The following method should help point you in the right direction. First take the sequence files and trim them based on your primers (obviously I've just added a random sequence here!). You can also add truncation and min/max lengths of sequences based on your experimental design, for example:

qiime feature-classifier extract-reads \
  --i-sequences 2022.10.backbone.full-length.fna.qza \
  --p-f-primer GTGGTGGTGGTGGTGGTG \
  --p-r-primer GGACTGGACTGGACTGGA \
  --p-min-length 100 \
  --p-max-length 600 \
  --o-reads gg_12_10_ref_primer_region_seqs.qza

then use your newly trimmed sequence file along with the backbone taxonomy to train your classifier:

qiime feature-classifier fit-classifier-naive-bayes \
  --i-reference-reads gg_12_10_ref_primer_region_seqs.qza \
  --i-reference-taxonomy 2022.10.backbone.tax.qza \
  --o-classifier gg_12_10_primer_region-classifier.qza

I hope that helps, there are lots of walkthroughs and helpful documents in the qiime2 forum and docs, for example here

Rashmi_Ira · October 23, 2023, 4:06pm

Hi @buzic

Thank you so much for your response. I will follow the same as suggested.

Best Regards,
Rashmi Ira

stephhhhanniee · June 14, 2024, 10:49pm

Hi Victoria,

Thank you so much for this example!

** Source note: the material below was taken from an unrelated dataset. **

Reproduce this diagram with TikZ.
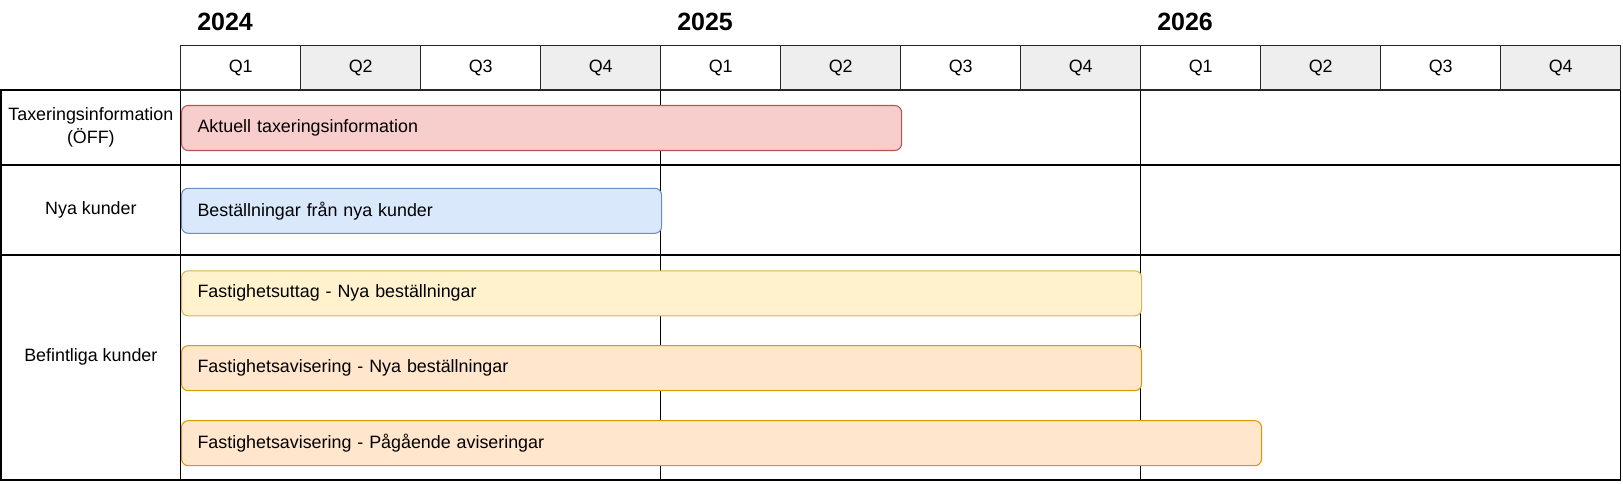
\documentclass[tikz,border=0pt]{standalone}
\usepackage{fontspec}
\setmainfont{Liberation Sans}
\usepackage{xcolor}
\usetikzlibrary{positioning}

\definecolor{qgrey}{HTML}{EEEEEE}
\definecolor{redfill}{HTML}{F8CECC}
\definecolor{redline}{HTML}{B85450}
\definecolor{bluefill}{HTML}{DAE8FC}
\definecolor{blueline}{HTML}{6C8EBF}
\definecolor{yellowfill}{HTML}{FFF2CC}
\definecolor{yellowline}{HTML}{D6B656}
\definecolor{orangefill}{HTML}{FFE6CC}
\definecolor{orangeline}{HTML}{D79B00}

\newcommand{\lblfont}{\fontsize{13.4}{17}\selectfont}

\begin{document}
\begin{tikzpicture}[
    x=0.75pt, y=-0.75pt,
    quarter/.style={rectangle, draw=black!85, line width=1.1pt, minimum width=90pt, minimum height=33.2pt, inner sep=0pt, font=\lblfont},
    year/.style={anchor=base west, inner sep=0pt, font=\fontsize{18.75}{22}\selectfont\bfseries},
    rowlabel/.style={rectangle, draw, line width=1.1pt, minimum width=134.8pt, inner sep=0pt, align=center, font=\lblfont},
    cell/.style={rectangle, draw, line width=1.1pt, minimum width=360pt, inner sep=0pt},
    bar/.style={rectangle, rounded corners=5pt, line width=0.8pt, minimum height=33.75pt, inner xsep=12pt, inner ysep=0pt, align=left, anchor=west, font=\lblfont}
]
    \useasboundingbox (0,0) rectangle (1623,483);

    % year cells per row
    \foreach \k in {0,1,2} {
        \node[cell, minimum height=56.25pt] (c1\k) at (420.7+480*\k,127.5) {};
        \node[cell, minimum height=67.5pt] (c2\k) at (420.7+480*\k,210) {};
        \node[cell, minimum height=168.75pt] (c3\k) at (420.7+480*\k,367.5) {};
    }

    % row labels
    \node[rowlabel, minimum height=56.25pt] (r1) at (90.85,127.5) {Taxeringsinformation\\(ÖFF)};
    \node[rowlabel, minimum height=67.5pt] (r2) at (90.85,210) {Nya kunder};
    \node[rowlabel, minimum height=168.75pt] (r3) at (90.85,367.5) {};
    \node[font=\lblfont, inner sep=0pt] (r3t) at ([yshift=8.25pt]r3.center) {Befintliga kunder};

    % quarters
    \foreach \i in {1,...,12} {
        \pgfmathtruncatemacro\q{mod(\i-1,4)+1}
        \ifodd\i \def\qfill{white}\else \def\qfill{qgrey}\fi
        \node[quarter, fill=\qfill] (q\i) at (120.7+120*\i,67.85) {Q\q};
    }

    % years
    \foreach \yr [count=\k from 0] in {2024,2025,2026}
        \node[year] (y\yr) at (197+480*\k,30) {\yr};

    % bars
    \node[bar, fill=redfill, draw=redline, text width=516pt] (b1) at (181,128) {Aktuell taxeringsinformation};
    \node[bar, fill=bluefill, draw=blueline, text width=336pt] (b2) at (181,210.8) {Beställningar från nya kunder};
    \node[bar, fill=yellowfill, draw=yellowline, text width=696pt] (b3) at (181,293.3) {Fastighetsuttag - Nya beställningar};
    \node[bar, fill=orangefill, draw=orangeline, text width=696pt] (b4) at (181,368.2) {Fastighetsavisering - Nya beställningar};
    \node[bar, fill=orangefill, draw=orangeline, text width=786pt] (b5) at (181,443.2) {Fastighetsavisering - Pågående aviseringar};
\end{tikzpicture}
\end{document}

I used this for my samples, but I was wondering how you know the % identity. Does this code default to 99% identity?

I read elsewhere in the forum that you can specify the % identity, but it was using a different code?

Any clarification would be greatly appreciated. Thank you!

Stephanie

colinbrislawn · June 15, 2024, 2:25pm

You don't! These two commands use the same features from the input database. Perhaps the input database was clustered at a set identify, or not!

Also, the act of selecting an internal region will make previous calculations of identity invalid.

Does this code default to 99% identity?

No.

There are tools designed to assist with database curation, including RESCRIPt:
https://library.qiime2.org/plugins/rescript/27/

stephhhhanniee · June 17, 2024, 1:31am

Hi Colin,

Thanks so much for the explanation! So the "act of selecting an internal region" is like specifying the primers for the V3-V4 region, for example?

Also, after I commented I was looking at my taxonomy output file and the "Confidence" column ranges from 0.72-0.99 so is that in some way connected to the % identity? I ran a different code (qiime greengenes2 non-v4-16s) which has 99% identity and my "Confidence" column was all 1.0 so I was wondering if that's connected to the % identity.

Thanks again!

Stephanie

colinbrislawn · June 17, 2024, 1:05pm

That's right. And that's what these commands do:

qiime feature-classifier extract-reads ...
and
qiime rescript extract-seq-segments

That column is the confidence (think 'confidence interval') of a query sequence's annotation, not the database sequence's identity.

Different methods report confidence differently, so it depends on the program. It's never database pre-cluster distance, though.

stephhhhanniee · June 20, 2024, 7:20pm

Oh gotcha, thank you again for your help, I appreciate it!